(DESCRIPTION OF THE TASK):
In the listing below, count each line containing "chart" and answer with the count only.

(TASK INPUTS):
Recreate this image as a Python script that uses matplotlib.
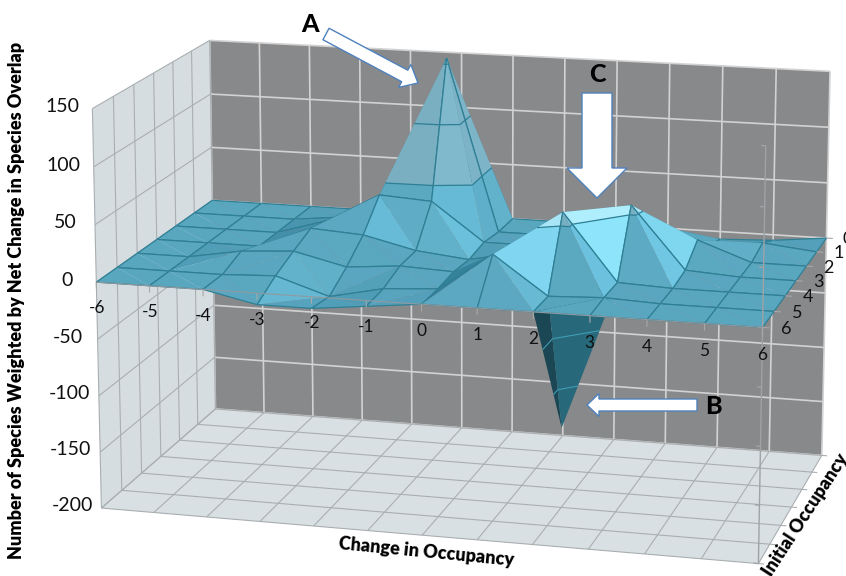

* * *

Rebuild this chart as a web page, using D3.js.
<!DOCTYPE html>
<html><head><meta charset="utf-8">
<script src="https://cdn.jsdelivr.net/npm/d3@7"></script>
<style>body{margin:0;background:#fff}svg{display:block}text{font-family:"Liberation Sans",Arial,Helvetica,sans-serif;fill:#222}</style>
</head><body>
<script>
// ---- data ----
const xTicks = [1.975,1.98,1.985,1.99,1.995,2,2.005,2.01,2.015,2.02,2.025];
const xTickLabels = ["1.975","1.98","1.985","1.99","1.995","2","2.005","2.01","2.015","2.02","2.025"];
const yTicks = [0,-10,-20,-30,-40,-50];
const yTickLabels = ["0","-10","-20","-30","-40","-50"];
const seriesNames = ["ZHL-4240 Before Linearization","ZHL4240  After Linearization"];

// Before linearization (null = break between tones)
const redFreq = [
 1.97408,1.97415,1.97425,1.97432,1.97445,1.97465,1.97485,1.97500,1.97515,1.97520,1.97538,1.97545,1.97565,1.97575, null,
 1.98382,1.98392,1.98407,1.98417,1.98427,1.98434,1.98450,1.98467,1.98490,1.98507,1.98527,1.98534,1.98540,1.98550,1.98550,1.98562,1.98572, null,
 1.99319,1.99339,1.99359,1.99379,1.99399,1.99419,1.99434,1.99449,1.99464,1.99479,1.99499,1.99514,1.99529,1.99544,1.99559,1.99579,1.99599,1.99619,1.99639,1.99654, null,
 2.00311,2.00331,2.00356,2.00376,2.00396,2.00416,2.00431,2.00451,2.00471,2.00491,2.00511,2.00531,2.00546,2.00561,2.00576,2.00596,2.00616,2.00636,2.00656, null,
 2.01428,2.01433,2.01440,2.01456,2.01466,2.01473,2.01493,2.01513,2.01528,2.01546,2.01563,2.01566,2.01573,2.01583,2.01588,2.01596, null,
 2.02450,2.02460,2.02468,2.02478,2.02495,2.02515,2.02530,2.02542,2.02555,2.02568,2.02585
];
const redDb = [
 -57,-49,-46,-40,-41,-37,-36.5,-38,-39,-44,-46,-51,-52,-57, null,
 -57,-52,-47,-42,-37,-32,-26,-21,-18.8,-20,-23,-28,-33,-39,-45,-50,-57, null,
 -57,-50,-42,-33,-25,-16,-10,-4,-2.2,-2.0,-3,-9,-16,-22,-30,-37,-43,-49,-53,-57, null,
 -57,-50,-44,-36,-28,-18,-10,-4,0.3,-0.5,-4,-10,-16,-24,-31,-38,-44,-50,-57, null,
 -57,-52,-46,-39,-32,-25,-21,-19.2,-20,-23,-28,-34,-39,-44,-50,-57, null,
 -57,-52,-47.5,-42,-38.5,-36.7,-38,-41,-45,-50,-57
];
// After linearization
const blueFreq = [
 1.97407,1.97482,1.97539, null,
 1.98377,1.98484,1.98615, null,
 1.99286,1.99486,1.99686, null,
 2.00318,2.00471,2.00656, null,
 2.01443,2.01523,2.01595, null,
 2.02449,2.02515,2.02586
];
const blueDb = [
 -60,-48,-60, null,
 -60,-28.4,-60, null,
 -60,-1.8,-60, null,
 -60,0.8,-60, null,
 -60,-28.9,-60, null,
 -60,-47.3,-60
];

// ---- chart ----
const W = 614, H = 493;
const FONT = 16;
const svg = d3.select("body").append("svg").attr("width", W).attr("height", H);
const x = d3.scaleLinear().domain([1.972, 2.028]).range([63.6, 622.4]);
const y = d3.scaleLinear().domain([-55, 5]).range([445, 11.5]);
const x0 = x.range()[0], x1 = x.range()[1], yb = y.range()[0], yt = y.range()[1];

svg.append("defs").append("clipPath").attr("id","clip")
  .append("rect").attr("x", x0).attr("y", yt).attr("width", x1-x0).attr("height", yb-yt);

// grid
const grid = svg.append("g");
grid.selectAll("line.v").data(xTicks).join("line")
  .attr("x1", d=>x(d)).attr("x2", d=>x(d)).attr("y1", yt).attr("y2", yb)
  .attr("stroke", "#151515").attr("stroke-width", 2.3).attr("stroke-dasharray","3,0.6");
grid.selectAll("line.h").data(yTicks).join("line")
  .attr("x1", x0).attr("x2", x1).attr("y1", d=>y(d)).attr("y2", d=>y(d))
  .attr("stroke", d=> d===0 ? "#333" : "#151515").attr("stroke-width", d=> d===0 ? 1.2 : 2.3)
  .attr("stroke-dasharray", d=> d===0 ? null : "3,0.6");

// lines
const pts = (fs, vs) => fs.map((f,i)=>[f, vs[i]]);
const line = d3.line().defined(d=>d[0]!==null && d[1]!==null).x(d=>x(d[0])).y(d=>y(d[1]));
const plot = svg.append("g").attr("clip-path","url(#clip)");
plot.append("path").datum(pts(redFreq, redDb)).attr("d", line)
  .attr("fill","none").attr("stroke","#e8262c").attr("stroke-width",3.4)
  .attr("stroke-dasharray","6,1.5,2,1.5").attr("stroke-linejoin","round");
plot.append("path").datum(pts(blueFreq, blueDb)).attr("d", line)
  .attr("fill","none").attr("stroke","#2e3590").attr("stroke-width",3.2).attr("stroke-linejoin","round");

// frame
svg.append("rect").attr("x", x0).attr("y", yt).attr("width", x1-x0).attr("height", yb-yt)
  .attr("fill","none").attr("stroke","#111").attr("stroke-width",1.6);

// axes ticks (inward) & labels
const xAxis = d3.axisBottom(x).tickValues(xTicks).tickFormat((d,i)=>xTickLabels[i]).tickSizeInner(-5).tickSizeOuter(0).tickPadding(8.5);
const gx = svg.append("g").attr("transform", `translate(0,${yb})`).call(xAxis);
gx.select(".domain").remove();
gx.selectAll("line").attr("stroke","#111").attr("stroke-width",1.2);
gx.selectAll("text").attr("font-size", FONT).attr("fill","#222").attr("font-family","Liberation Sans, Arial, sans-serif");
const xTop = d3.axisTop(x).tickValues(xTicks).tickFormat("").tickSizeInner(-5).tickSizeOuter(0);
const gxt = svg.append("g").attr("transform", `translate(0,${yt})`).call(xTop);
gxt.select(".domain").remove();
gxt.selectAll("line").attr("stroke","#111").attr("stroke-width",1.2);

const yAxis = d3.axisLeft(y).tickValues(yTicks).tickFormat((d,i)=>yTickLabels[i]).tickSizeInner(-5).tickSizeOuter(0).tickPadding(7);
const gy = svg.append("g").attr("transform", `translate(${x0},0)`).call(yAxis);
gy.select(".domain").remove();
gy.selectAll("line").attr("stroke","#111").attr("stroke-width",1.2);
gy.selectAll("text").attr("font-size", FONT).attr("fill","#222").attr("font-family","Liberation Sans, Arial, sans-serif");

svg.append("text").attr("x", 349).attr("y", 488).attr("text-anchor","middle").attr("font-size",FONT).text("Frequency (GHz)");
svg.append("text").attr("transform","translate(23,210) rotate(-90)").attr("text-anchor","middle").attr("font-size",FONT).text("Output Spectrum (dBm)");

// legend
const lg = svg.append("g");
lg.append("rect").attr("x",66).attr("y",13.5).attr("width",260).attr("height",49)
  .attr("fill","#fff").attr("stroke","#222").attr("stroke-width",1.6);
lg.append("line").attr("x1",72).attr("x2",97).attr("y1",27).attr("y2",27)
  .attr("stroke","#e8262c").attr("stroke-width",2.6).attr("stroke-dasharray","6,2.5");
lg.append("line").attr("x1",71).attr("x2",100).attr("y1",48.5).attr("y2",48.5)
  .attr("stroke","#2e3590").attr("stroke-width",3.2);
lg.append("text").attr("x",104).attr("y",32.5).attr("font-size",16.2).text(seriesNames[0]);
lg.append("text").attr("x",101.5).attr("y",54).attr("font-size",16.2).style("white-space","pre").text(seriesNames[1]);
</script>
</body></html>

(WRITTEN RESPONSE):
2